Quantum sensing in the fractional Fourier domain
Swastik Hegde, David J. Durden, Lakshmy Priya Ajayakumar, Rishi Sivakumar, Mikael P. Backlund
TL;DR
The paper tackles extracting time-varying spectral information with quantum sensors by extending measurements beyond time- or frequency-domain limits to the fractional Fourier domain (FRFT). It introduces a theoretical framework using FRFT-domain filters $h_j^{(\alpha)}(t)$ controlled by $q = \cot\alpha$, linking the accumulated phase $\Phi$ to the FRFT of the stimulus, and validates this with an NV ensemble. Experimental results show that matching the FRFT chirp rate to the signal yields substantial gains in spectral estimation and detection, achieving up to roughly two orders-of-magnitude improvement in mean-squared error at large $|q|$, with Bayesian analyses supporting the advantage.
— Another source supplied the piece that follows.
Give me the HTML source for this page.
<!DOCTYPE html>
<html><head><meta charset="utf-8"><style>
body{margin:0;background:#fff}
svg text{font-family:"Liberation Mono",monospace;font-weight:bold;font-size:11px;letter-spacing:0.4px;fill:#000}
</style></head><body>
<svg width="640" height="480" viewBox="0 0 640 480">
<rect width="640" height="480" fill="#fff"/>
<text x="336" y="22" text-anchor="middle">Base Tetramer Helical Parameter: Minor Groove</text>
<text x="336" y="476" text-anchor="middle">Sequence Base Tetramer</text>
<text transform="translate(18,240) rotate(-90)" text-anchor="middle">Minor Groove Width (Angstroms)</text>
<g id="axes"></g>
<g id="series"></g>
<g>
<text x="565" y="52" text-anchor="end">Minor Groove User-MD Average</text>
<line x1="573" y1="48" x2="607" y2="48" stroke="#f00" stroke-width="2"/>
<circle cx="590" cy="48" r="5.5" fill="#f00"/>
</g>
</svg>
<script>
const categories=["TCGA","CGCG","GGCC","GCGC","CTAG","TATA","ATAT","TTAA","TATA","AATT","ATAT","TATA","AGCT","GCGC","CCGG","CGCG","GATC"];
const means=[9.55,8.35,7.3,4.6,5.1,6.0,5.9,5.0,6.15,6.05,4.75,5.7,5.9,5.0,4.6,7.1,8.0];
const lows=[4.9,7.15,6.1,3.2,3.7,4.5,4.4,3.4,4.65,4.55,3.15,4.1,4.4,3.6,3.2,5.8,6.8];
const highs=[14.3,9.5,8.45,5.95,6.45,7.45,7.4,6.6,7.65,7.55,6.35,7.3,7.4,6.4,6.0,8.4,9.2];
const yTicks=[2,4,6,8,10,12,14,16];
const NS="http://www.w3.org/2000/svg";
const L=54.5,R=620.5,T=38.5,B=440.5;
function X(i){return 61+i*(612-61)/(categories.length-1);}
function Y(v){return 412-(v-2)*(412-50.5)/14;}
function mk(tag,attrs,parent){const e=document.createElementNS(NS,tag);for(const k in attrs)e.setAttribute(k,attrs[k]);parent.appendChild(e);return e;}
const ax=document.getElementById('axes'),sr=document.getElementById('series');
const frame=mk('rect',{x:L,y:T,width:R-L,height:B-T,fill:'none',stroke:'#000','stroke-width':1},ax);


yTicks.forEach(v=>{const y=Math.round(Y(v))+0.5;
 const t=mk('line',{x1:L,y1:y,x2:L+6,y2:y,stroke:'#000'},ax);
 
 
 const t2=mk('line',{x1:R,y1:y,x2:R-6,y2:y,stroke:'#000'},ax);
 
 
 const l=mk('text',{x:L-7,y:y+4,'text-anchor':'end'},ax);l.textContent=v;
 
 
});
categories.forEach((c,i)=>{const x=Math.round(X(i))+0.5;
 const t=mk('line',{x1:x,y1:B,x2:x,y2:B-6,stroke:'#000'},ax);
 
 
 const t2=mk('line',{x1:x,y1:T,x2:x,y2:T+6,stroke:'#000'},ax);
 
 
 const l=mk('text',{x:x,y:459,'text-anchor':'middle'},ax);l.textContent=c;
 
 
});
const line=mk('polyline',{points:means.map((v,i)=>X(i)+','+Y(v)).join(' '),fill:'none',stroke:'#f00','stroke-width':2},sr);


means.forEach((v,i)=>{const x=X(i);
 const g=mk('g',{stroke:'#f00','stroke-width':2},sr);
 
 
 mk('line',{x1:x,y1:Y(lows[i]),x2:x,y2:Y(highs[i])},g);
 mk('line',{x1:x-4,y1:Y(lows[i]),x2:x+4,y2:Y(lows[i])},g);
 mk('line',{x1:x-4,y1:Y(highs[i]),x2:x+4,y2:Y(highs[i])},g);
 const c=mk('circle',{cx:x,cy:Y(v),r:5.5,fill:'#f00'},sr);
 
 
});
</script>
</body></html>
This work broadens quantum sensing capabilities to nontrivial time-frequency geometries, with potential impact on nanoscale NMR, radar-like sensing, and nonstationary-signal metrology, and suggests avenues for extensions to stochastic signals and adaptive sampling.
Abstract
Certain quantum sensing protocols rely on qubits that are initialized, coherently driven in the presence of a stimulus to be measured, then read out. Most widely employed pulse sequences used to drive sensing qubits act locally in either the time or frequency domain. We introduce a generalized set of sequences that effect a measurement in any fractional Fourier domain, i.e. along a linear trajectory of arbitrary angle through the time-frequency plane. Using an ensemble of nitrogen-vacancy centers we experimentally demonstrate advantages in sensing signals with time-varying spectra.